The next step in Russia's invasion script, of disinformation and annexation, is regime change. If Moscow can oust Georgia's democratically elected government, it can then intimidate other democratic European governments. Where will this end? What we know about Russia, and especially the current regime, is not encouraging.
Last week Vaclav Havel, the former Czech President, put us on alert: "Russia does not really know where it begins and where it ends." He noted that the Moscow regime is "a lot more sophisticated" than the Soviets under Leonid Brezhnev. He should know -- he was on the front line the last time Russia invaded a European country.
Mr. Medvedev is now making menacing statements about Ukraine and Moldova and is replicating its Georgia strategy in the Crimea by distributing Russian passports. The message is clear. Russia will do as it pleases.

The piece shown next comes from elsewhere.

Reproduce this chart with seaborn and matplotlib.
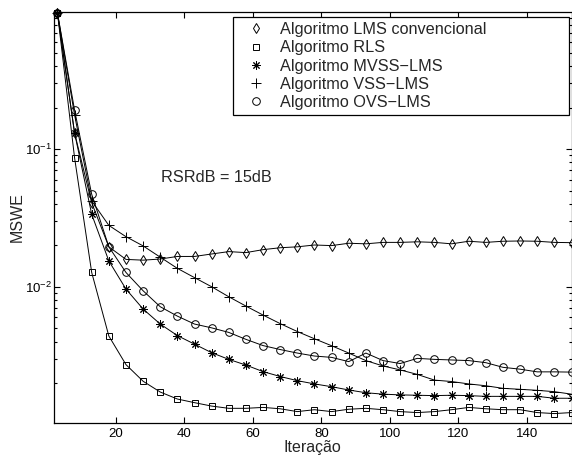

I believe the most potent Western response to Russia is to stay united and firm by providing immediate material and political support. If Moscow is trying to overthrow our government using its lethal tools, let us resist with democratic tools that have sustained more than 60 years of Euro-Atlantic peace. Backing Georgia with Europe's political and financial institutions is a powerful response. Regrettably, this story is no longer about my small country, but the West's ability to stand its ground to defend a principled approach to international security and keep the map of Europe intact.